Shown below is a batch of jars with the rehydrated apricots in the back row. In front of the 2 qt Mason jars is a row of 1 qt. Mason jars with 3 cups of vodka in each jar. In front of the vodka jars are dishes filled with the chopped dry botanicals. All that remains is to add the frozen fruit, then add 1 cup of brandy to each jar, then add the vodka and chopped dry ingredients.

After all the dry ingredients are prepared and the apricots have rehydrated and just before adding the vodka and brandy, pull the frozen peaches out of the freezer and chop them up while still frozen, then add them to the jar (DO NOT THAW the peaches).

Now immediately add the vodka and brandy to the jar. You do it this way to prevent the peaches from oxidizing and turning dark. The alcohol will act as a preservative and prevent oxidation. This is very important. After you add the peaches, add the cherries – whether fresh or frozen. Frozen is better because they will be jucier and will add more flavor and color. You will only use about 5 large cherries per jar. Freezing breaks down the cell walls of the fruit thereby liberating more juice than fresh fruit.

Shown below is a shot of a batch of jars with all the fruit combined with vodka and brandy just before adding the dry botanicals. The dishes in front of the jars contain measured amounts of all the chopped seeds, nuts, spices, herbs and other dry botanicals.

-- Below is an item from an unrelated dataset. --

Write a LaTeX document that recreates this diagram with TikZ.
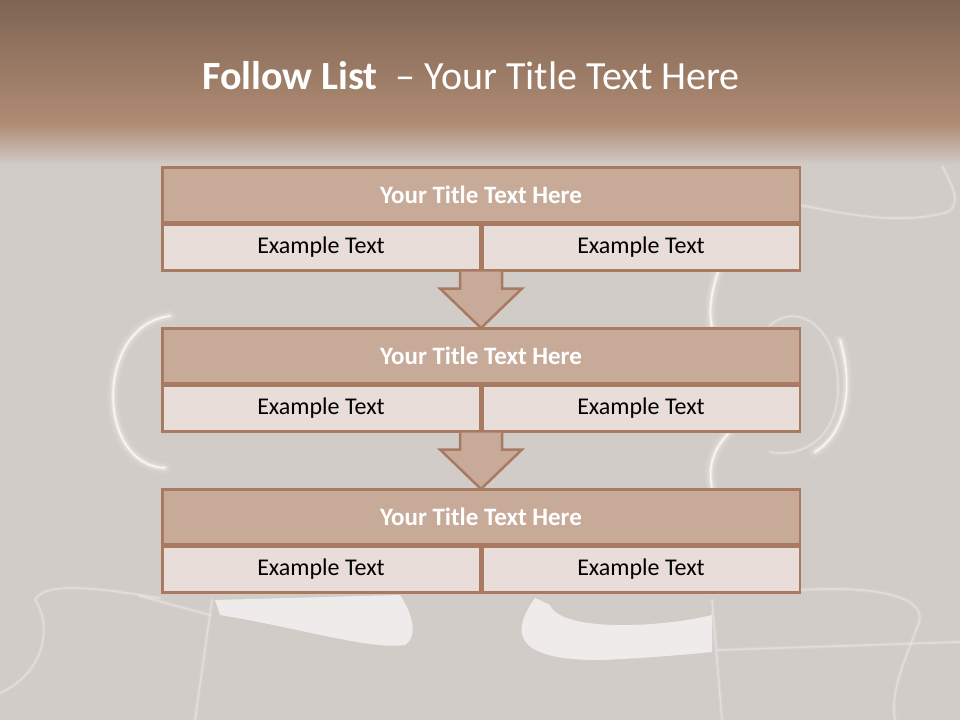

Add the chopped dry ingredients to the jar and shake thoroughly to mix together. The mixture is now ready to macerate for 4 weeks. Set aside in a cool place – like in a garage – for 4 weeks. After 2 1/2 to 3 weeks, open the jar and crush all the fruit with a wooden spoon, then put the lid back on the jar to complete the maceration. Periodically shake the ingredients to keep them mixed up. Don’t shake during the last 4-5 days.